In These Economic Times…

Monday, September 21st, 2009

The economic downturn the country has been experiencing has affected families, individuals and corporations alike.  In Florida in particular, the insurance industry has been hard hit and eventually, the losses get passed down to the consumer.  In most cases, consumers will obtain insurance from underwriters who have contractual relationships with the actual providers.  The underwriters are charged with obtaining all requisite application materials, including any necessary waivers.  The underwriters request insurance based on the information obtained.  This procedure can lead to the insurance provider’s liability if they fail, mistakenly or otherwise, to obtain all necessary documentation prior to binding coverage.  For this reason, insurance companies are even more careful to scrutinize application materials.  Robin Bresky, P.A. was retained by a law firm who represented the insurance company, to assist on an appeal, which was successfully reversed.  The Third District Court of Appeal reversed a trial court’s decision, which had entered judgment in favor of an insurance underwriter.

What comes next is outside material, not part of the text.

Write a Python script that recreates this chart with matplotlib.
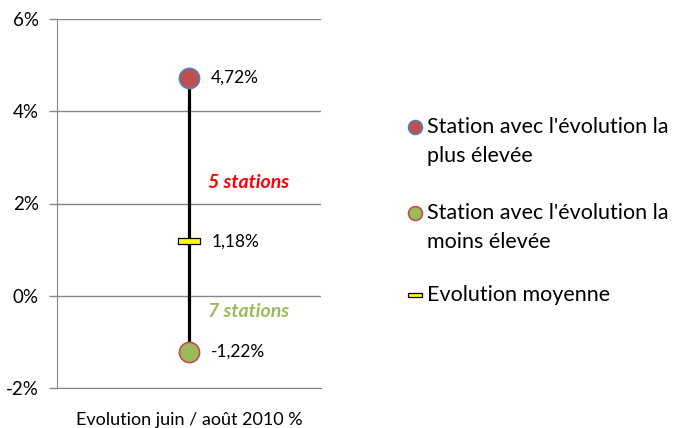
import numpy as np
import matplotlib.pyplot as plt
from matplotlib.path import Path
from matplotlib.lines import Line2D

# data
categories = ["Evolution juin / août 2010 %"]
max_vals = [4.72]
min_vals = [-1.22]
mean_vals = [1.18]
n_above = ["5 stations"]
n_below = ["7 stations"]
legend_labels = [["Station avec l'évolution la", "plus élevée"],
                 ["Station avec l'évolution la", "moins élevée"],
                 ["Evolution moyenne"]]

plt.rcParams['font.family'] = ['Lato', 'DejaVu Sans']

W, H = 674, 428
fig = plt.figure(figsize=(W / 100, H / 100), dpi=100)
ax = fig.add_axes([57 / W, 1 - 388 / H, 264 / W, 369 / H])

x = np.arange(len(categories))

# vertical range line
ax.vlines(x, min_vals, max_vals, color='black', lw=2.3, zorder=2)

rect = Path([(-1, -0.27), (1, -0.27), (1, 0.27), (-1, 0.27), (-1, -0.27)],
            [Path.MOVETO, Path.LINETO, Path.LINETO, Path.LINETO, Path.CLOSEPOLY])

styles = [dict(marker='o', mfc='#C0504D', mec='#4F81BD', mew=1.2),
          dict(marker='o', mfc='#9BBB59', mec='#C0504D', mew=1.2),
          dict(marker=rect, mfc='#FFFF00', mec='black', mew=0.9)]

ax.plot(x, max_vals, ls='none', ms=14.5, zorder=3, **styles[0])
ax.plot(x, min_vals, ls='none', ms=14.5, zorder=3, **styles[1])
ax.plot(x, mean_vals, ls='none', ms=16.5, zorder=3, **styles[2])

for vals in (max_vals, mean_vals, min_vals):
    for xi, v in zip(x, vals):
        ax.annotate(f"{v:.2f}%".replace('.', ','), (xi, v), xytext=(16, 0),
                    textcoords='offset points', va='center', ha='left', fontsize=12.5)

for xi, t in zip(x, n_above):
    ax.annotate(t, (xi, 2.46), xytext=(14, 0), textcoords='offset points',
                va='center', ha='left', fontsize=14, fontweight='bold',
                fontstyle='italic', color='#FF0000')
for xi, t in zip(x, n_below):
    ax.annotate(t, (xi, -0.35), xytext=(14, 0), textcoords='offset points',
                va='center', ha='left', fontsize=14, fontweight='bold',
                fontstyle='italic', color='#9BBB59')

ax.set_xlim(-0.5, 0.5)
ax.set_ylim(-2, 6)
ax.set_yticks([-2, 0, 2, 4, 6])
ax.set_yticklabels([f"{t}%" for t in [-2, 0, 2, 4, 6]], fontsize=13.5)
ax.set_xticks(x)
ax.set_xticklabels(categories, fontsize=13)
ax.tick_params(axis='x', length=0, pad=17)
ax.tick_params(axis='y', length=6, width=1, color='#868686', pad=7)
ax.grid(axis='y', color='#868686', lw=1)
ax.set_axisbelow(True)
for s in ['top', 'right']:
    ax.spines[s].set_visible(False)
ax.spines['left'].set_color('#868686')
ax.spines['bottom'].set_color('#868686')

# legend drawn by hand: marker on the first line of each entry
legend_y = [127, 213, 295]
handle_ms = [10, 10, 9.5]
for st, ms, y0, lines in zip(styles, handle_ms, legend_y, legend_labels):
    fig.add_artist(Line2D([415 / W], [1 - y0 / H], ls='none', ms=ms,
                          transform=fig.transFigure, **st))
    for k, line in enumerate(lines):
        fig.text(427 / W, 1 - (y0 + 29 * k) / H, line, fontsize=15.5,
                 va='center', ha='left')

fig.savefig('out.png', dpi=100)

As individuals we often times pay high monthly automobile premiums to ensure we are abiding by the law and more importantly are covered in the event of an accident.  Therefore, it should come as no surprise that in the event of an accident, insureds expect that their insurance companies will cover their losses.  But, what happens when an underwriter fails, intentionally or negligently, to secure proper insurance?  The underwriter owes a contractual fiduciary duty to the insurance company.  The underwriter must also proceed with great care to secure all required documentation in an effort to ensure that the appropriate coverage is secured.  For example, Florida law requires that no automobile policy be issued without uninsured motorist (“UM”) coverage unless the insured expressly rejects such coverage in writing.  See, § 627.727(1), Fla. Stat. (2009).  Therefore, it is imperative that when an individual wishes to decline UM coverage, an underwriter MUST procure a written rejection.  Absent said rejection, an insurance company is required by law to provide said coverage.

In our case, an insured expressed his wish to decline UM coverage because of the high premium attached to said coverage.  The insurance company binded automobile coverage on behalf of the insured based on the underwriter’s representation that the insured declined uninsured motorist (UM) coverage.  Subsequently, the insured was involved in an automobile accident.  It was at this time that it was discovered that there was no UM waiver.  Because the underwriter failed to secure a proper UM waiver, the insurance company was forced under Florida law to re-issue the policy retroactively with UM coverage.  The insurance company was then required to make a significant payout to the insured for damages that resulted from the accident.

A lawsuit for breach of contract resulted.  The insurance company alleged that the underwriter breached its contract when it failed to secure a written UM rejection from the insured.  At summary judgment, however, the underwriter successfully argued that the insured wanted UM coverage and absent a written rejection, the insurance company was required to cover the losses.  On appeal, we were successful in arguing that the insurance company presented material issues of fact at the summary judgment hearing that could reasonably support the inference that the insured did in fact wish to decline UM coverage and therefore the underwriter, that failed to procure the UM waiver, was responsible for the insurance company’s loss.  Specifically, there was evidence presented that showed that the underwriter either negligently or fraudulently failed to obtain the necessary waiver when in fact the insured had expressed a wish to decline it and the insured had likewise not been paying premiums consistent with UM coverage.  Thus the appellate court reversed the trial court’s order granting summary judgment.